Moderate reforms could stabilize Illinois’s five state-run and hundreds of local pension funds, but politicians have consistently refused to consider them, preferring instead to increase taxes steadily. Illinois has a culture of trying—and failing—to tax its way out of its problems. In 2011 then-Gov. Pat Quinn approved a temporary tax hike aimed at making a dent in the state’s $8 billion in unpaid bills. By 2014, Illinois still had a $6.6 billion bill backlog, and lawmakers were calling for families and businesses to give up more money. Another permanent income-tax increase came in 2017, but again more taxes failed to solve Illinois’s problems.

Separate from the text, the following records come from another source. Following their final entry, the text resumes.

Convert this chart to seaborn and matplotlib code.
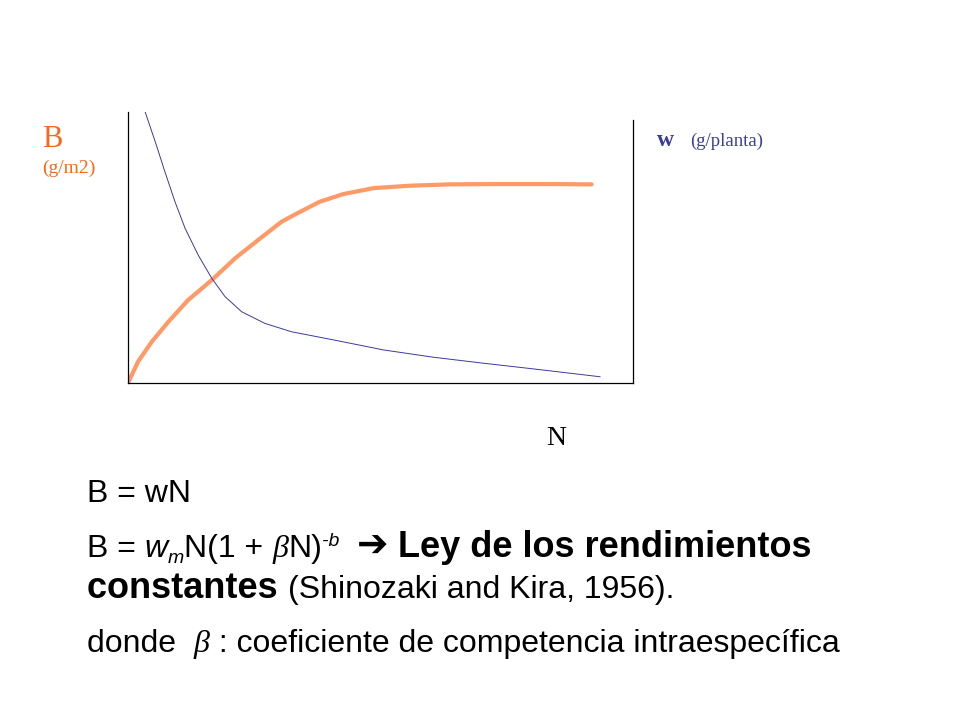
import matplotlib
matplotlib.use("Agg")
import numpy as np
import pandas as pd
import matplotlib.pyplot as plt
import seaborn as sns

# curves (x: density N, y: relative units 0-100)
biomass_n = [0, 2.0, 4.7, 8.0, 11.9, 16.6, 21.2, 25.8, 30.4, 34.1, 38.0,
             42.6, 48.6, 55.8, 63.8, 73.7, 83.6, 91.8]
biomass_b = [0, 7.9, 15.2, 22.6, 30.6, 38.0, 46.0, 52.8, 59.5, 63.2, 66.9,
             69.7, 71.9, 72.8, 73.3, 73.4, 73.4, 73.3]

weight_n = [3.4, 5.4, 7.3, 9.3, 11.3, 13.9, 16.6, 19.2, 22.5, 27.1, 32.4,
            40.7, 50.6, 60.5, 70.4, 80.3, 93.5]
weight_w = [100, 89.0, 78.0, 66.9, 57.1, 47.2, 38.6, 31.9, 26.3, 22.0, 18.9,
            15.9, 12.2, 9.5, 7.3, 5.2, 2.3]

orange = "#FF9966"
orange_txt = "#F26A1B"
blue = "#3B3B9B"

sns.set_style("white")

fig = plt.figure(figsize=(9.6, 7.2), dpi=100, facecolor="white")
ax = fig.add_axes([128 / 960, 1 - 383 / 720, 505 / 960, 271 / 720])

sns.lineplot(x=biomass_n, y=biomass_b, ax=ax, color=orange, linewidth=3.0)
sns.lineplot(x=weight_n, y=weight_w, ax=ax, color=blue, linewidth=0.7)

ax.set_xlim(0, 100)
ax.set_ylim(0, 100)
ax.set_xticks([])
ax.set_yticks([])
ax.set_xlabel("")
ax.set_ylabel("")
ax.set_facecolor("white")
for side in ["left", "bottom", "right"]:
    ax.spines[side].set_visible(True)
    ax.spines[side].set_color("black")
    ax.spines[side].set_linewidth(0.9)
ax.spines["top"].set_visible(False)
ax.spines["right"].set_bounds(0, 97)

serif = "Liberation Serif"
fig.text(42 / 960, 1 - 147 / 720, "B", family=serif, fontsize=22, color=orange_txt)
fig.text(42 / 960, 1 - 173 / 720, "(g/m2)", family=serif, fontsize=14, color=orange_txt)
fig.text(657 / 960, 1 - 146 / 720, "w", family=serif, fontsize=17, weight="bold", color=blue)
fig.text(690 / 960, 1 - 146 / 720, "(g/planta)", family=serif, fontsize=13.5, color=blue)
fig.text(546 / 960, 1 - 445 / 720, "N", family=serif, fontsize=20, color="black")

renderer = fig.canvas.get_renderer()


def put_row(x_px, base_px, pieces):
    # write pieces one after another; dy shifts a piece down (+) or up (-) in pixels
    x = x_px
    for txt, kw, dy in pieces:
        t = fig.text(x / 960, 1 - (base_px + dy) / 720, txt, va="baseline", **kw)
        x = t.get_window_extent(renderer).x1


sans = dict(family="Liberation Sans", fontsize=23, color="black")
sans_it = dict(family="Liberation Sans", fontsize=23, style="italic", color="black")
small_it = dict(family="Liberation Sans", fontsize=14, style="italic", color="black")
greek = dict(family="Liberation Serif", fontsize=23, style="italic", color="black")
bold = dict(family="Liberation Sans", fontsize=26, color="black", weight="bold")
arrow = dict(family="DejaVu Sans", fontsize=27, color="black", weight="bold")

put_row(87, 502, [("B = wN", sans, 0)])
put_row(87, 557, [("B = ", sans, 0),
                  ("w", sans_it, 0),
                  ("m", small_it, 6),
                  ("N(1 + ", sans, 0),
                  ("\u03b2", greek, 0),
                  ("N)", sans, 0),
                  ("-b", small_it, -11),
                  ("  ", sans, 0),
                  ("\u2794", arrow, 0),
                  (" Ley de los rendimientos", bold, 0)])
put_row(87, 598, [("constantes ", bold, 0),
                  ("(Shinozaki and Kira, 1956).", sans, 0)])
put_row(87, 652, [("donde  ", sans, 0),
                  ("\u03b2", greek, 0),
                  (" : coeficiente de competencia intraespecífica", sans, 0)])

fig.savefig("out.png", dpi=100, facecolor="white")
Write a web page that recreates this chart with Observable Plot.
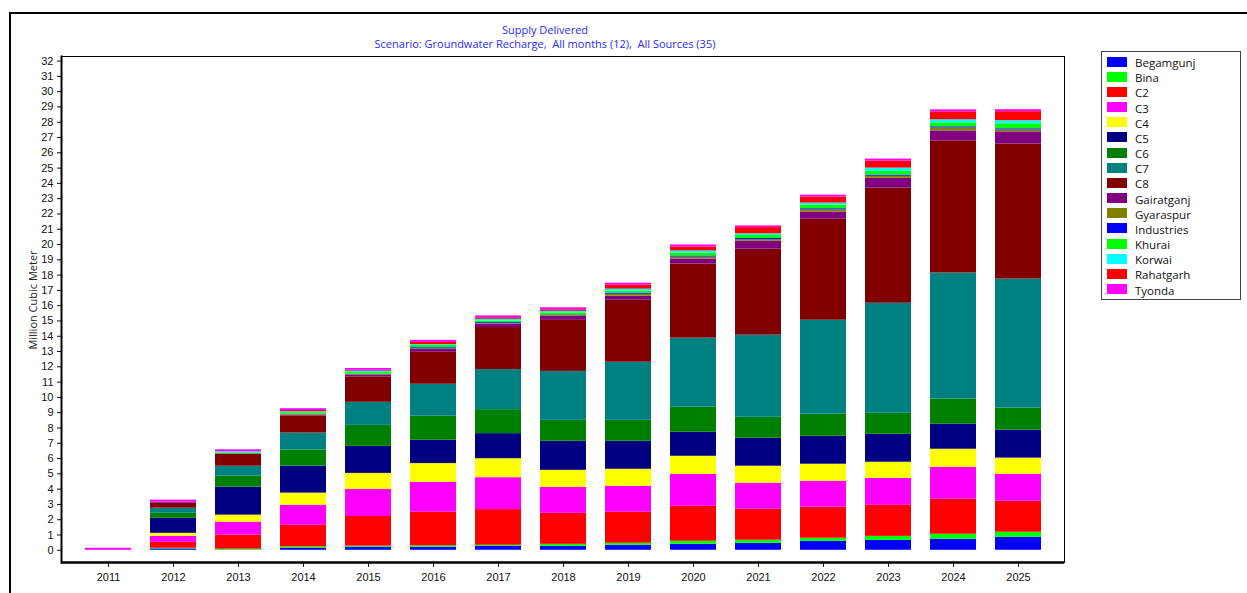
<!DOCTYPE html>
<html>
<head>
<meta charset="utf-8">
<script src="https://cdn.jsdelivr.net/npm/d3@7"></script>
<script src="https://cdn.jsdelivr.net/npm/@observablehq/plot@0.6"></script>
<style>
  html, body { margin: 0; padding: 0; background: #fff; }
  body { width: 1247px; height: 593px; position: relative; overflow: hidden; }
  #border { position: absolute; left: 9px; top: 12px; width: 1300px; height: 700px; border-left: 2px solid #000; border-top: 2px solid #000; }
  #title { position: absolute; left: 0; width: 1090px; top: 23px; text-align: center; font-family: "Open Sans", sans-serif; font-size: 11px; line-height: 13.5px; color: #2a2aff; white-space: pre; }
  #ylabel { position: absolute; left: 32px; top: 300px; transform: translate(-50%, -50%) rotate(-90deg); font-family: "Open Sans", sans-serif; font-size: 11px; color: #222; white-space: nowrap; }
  #chart { position: absolute; left: 0; top: 0; }
  #legend { position: absolute; left: 1101px; top: 51px; width: 138px; height: 247px; border: 1px solid #444; box-sizing: content-box; font-family: "Open Sans", sans-serif; font-size: 11.5px; color: #111; }
  .row { position: absolute; left: 5px; height: 15px; display: flex; align-items: center; }
  .sw { width: 20px; height: 10px; margin-right: 8px; }
</style>
</head>
<body>
<div id="border"></div>
<div id="chart"></div>
<div id="title">Supply Delivered
Scenario: Groundwater Recharge,  All months (12),  All Sources (35)</div>
<div id="ylabel">Million Cubic Meter</div>
<div id="legend"></div>
<script>
const years = ["2011","2012","2013","2014","2015","2016","2017","2018","2019","2020","2021","2022","2023","2024","2025"];
const seriesNames = ["Begamgunj","Bina","C2","C3","C4","C5","C6","C7","C8","Gairatganj","Gyaraspur","Industries","Khurai","Korwai","Rahatgarh","Tyonda"];
const seriesColors = ["#0000ff","#00ff00","#ff0000","#ff00ff","#ffff00","#000080","#008000","#008080","#800000","#800080","#808000","#0000ff","#00ff00","#00ffff","#ff0000","#ff00ff"];
const yTicks = d3.range(0, 33);

const Begamgunj  = [0, 0.09, 0, 0.13, 0.2, 0.2, 0.26, 0.26, 0.33, 0.39, 0.46, 0.59, 0.65, 0.72, 0.85];
const Bina       = [0, 0.04, 0.07, 0.09, 0.07, 0.09, 0.07, 0.13, 0.13, 0.2, 0.2, 0.2, 0.26, 0.33, 0.33];
const C2         = [0, 0.39, 0.92, 1.42, 1.94, 2.2, 2.33, 2.03, 2.03, 2.29, 2.03, 2.03, 2.03, 2.29, 2.03];
const C3         = [0.13, 0.39, 0.85, 1.31, 1.77, 1.96, 2.09, 1.7, 1.7, 2.09, 1.7, 1.7, 1.77, 2.09, 1.77];
const C4         = [0, 0.2, 0.46, 0.79, 1.05, 1.22, 1.24, 1.11, 1.11, 1.18, 1.11, 1.11, 1.05, 1.18, 1.05];
const C5         = [0, 0.98, 1.83, 1.77, 1.77, 1.53, 1.64, 1.9, 1.83, 1.57, 1.83, 1.83, 1.83, 1.64, 1.83];
const C6         = [0, 0.33, 0.72, 1.05, 1.37, 1.57, 1.57, 1.37, 1.37, 1.64, 1.37, 1.44, 1.37, 1.64, 1.44];
const C7         = [0, 0.33, 0.65, 1.11, 1.51, 2.09, 2.62, 3.2, 3.8, 4.52, 5.37, 6.15, 7.2, 8.25, 8.44];
const C8         = [0, 0.33, 0.79, 1.11, 1.66, 2.09, 2.75, 3.34, 4.06, 4.84, 5.63, 6.61, 7.53, 8.64, 8.84];
const Gairatganj = [0, 0.07, 0.02, 0.06, 0.12, 0.2, 0.22, 0.26, 0.26, 0.33, 0.52, 0.46, 0.65, 0.65, 0.79];
const Gyaraspur  = [0, 0, 0, 0.04, 0.03, 0.03, 0.04, 0.07, 0.13, 0.13, 0.1, 0.15, 0.13, 0.2, 0.13];
const Industries = [0, 0, 0, 0.02, 0.03, 0.07, 0.06, 0.03, 0.07, 0.07, 0.07, 0.07, 0.07, 0.07, 0.07];
const Khurai     = [0, 0, 0.06, 0.1, 0.1, 0.15, 0.1, 0.13, 0.13, 0.2, 0.2, 0.24, 0.26, 0.26, 0.33];
const Korwai     = [0, 0, 0.07, 0.06, 0.1, 0.05, 0.12, 0.1, 0.13, 0.13, 0.11, 0.13, 0.2, 0.2, 0.2];
const Rahatgarh  = [0, 0, 0, 0.08, 0.05, 0.15, 0.1, 0.1, 0.26, 0.26, 0.41, 0.39, 0.46, 0.52, 0.59];
const Tyonda     = [0, 0.13, 0.13, 0.12, 0.12, 0.13, 0.12, 0.13, 0.13, 0.13, 0.11, 0.13, 0.13, 0.13, 0.13];

const seriesValues = [Begamgunj, Bina, C2, C3, C4, C5, C6, C7, C8, Gairatganj, Gyaraspur, Industries, Khurai, Korwai, Rahatgarh, Tyonda];

const data = [];
seriesNames.forEach((name, si) => {
  years.forEach((yr, yi) => {
    data.push({series: name, year: yr, value: seriesValues[si][yi]});
  });
});

const yMin = -0.8, yMax = 32.3;

const chart = Plot.plot({
  width: 1247,
  height: 593,
  marginLeft: 61,
  marginRight: 183,
  marginTop: 56,
  marginBottom: 31,
  style: {fontFamily: "'Liberation Sans', Arial, sans-serif", fontSize: "11px", color: "#111", background: "transparent"},
  x: {type: "band", domain: years, paddingInner: 0.3, paddingOuter: 0.32, label: null, tickSize: 5, tickPadding: 6, fontSize: 10},
  y: {domain: [yMin, yMax], ticks: yTicks, tickSize: 4, tickPadding: 4, label: null, tickFormat: d => d},
  color: {domain: seriesNames, range: seriesColors},
  marks: [
    Plot.barY(data, {x: "year", y: "value", fill: "series"}),
    Plot.frame({stroke: "#000", strokeWidth: 1}),
    Plot.frame({anchor: "left", stroke: "#000", strokeWidth: 2}),
    Plot.ruleY([yMin], {stroke: "#000", strokeWidth: 2.5})
  ]
});
document.getElementById("chart").appendChild(chart);

const legend = document.getElementById("legend");
seriesNames.forEach((name, i) => {
  const row = document.createElement("div");
  row.className = "row";
  row.style.top = (i * 15.17 + 2) + "px";
  const sw = document.createElement("div");
  sw.className = "sw";
  sw.style.background = seriesColors[i];
  const t = document.createElement("span");
  t.textContent = name;
  t.style.position = "relative";
  t.style.top = "1px";
  row.appendChild(sw);
  row.appendChild(t);
  legend.appendChild(row);
});
</script>
</body>
</html>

The problems, in fact, got worse. In his freshman year, Gov. J.B. Pritzker signed into law 20 new taxes and fees totaling nearly $4.6 billion, including a doubling of the gasoline tax. Now Mr. Pritzker wants a progressive income tax he claims will really solve the issue. He’s asking voters to give him a green light on Nov. 3.
Mr. Pritzker is wrong to tell voters that 97% of them “will not see an increase.” Because when voters decide whether to push forward his progressive tax, they won’t get to vote on rates. As the Illinois Policy Institute reported, solving the pension issue would require a progressive income-tax hike of $10 billion. Mr. Pritzker’s current plan to tax $3.7 billion out of the state economy dedicates only $200 million to pensions.
There is hope for the people of Illinois. State pensions can be fully funded, Illinois taxpayers can save $50 billion over 25 years, and dollars can be freed to support their eroding public services. Policy makers can finally shrink Illinois’s pension liability by reducing the main driver of its growth: the cost-of-living adjustment, or COLA. Currently, the COLA doesn’t reflect any actual cost-of-living increase, since it isn’t pegged to inflation. By simply replacing the existing guaranteed 3% compounding postretirement raise with a true COLA pegged to inflation, among other modest changes, Illinois can save $2.4 billion in the first year alone. No current retiree would see a decrease in his pension check. Current workers would preserve their core benefit.
Failed fiscal policy has left the Land of Lincoln just a few steps ahead of Puerto Rico, but all isn’t lost. Just as Illinois’s financial disaster was man-made, so too can be its recovery.
Mr. Divounguy is chief economist at the Illinois Policy Institute.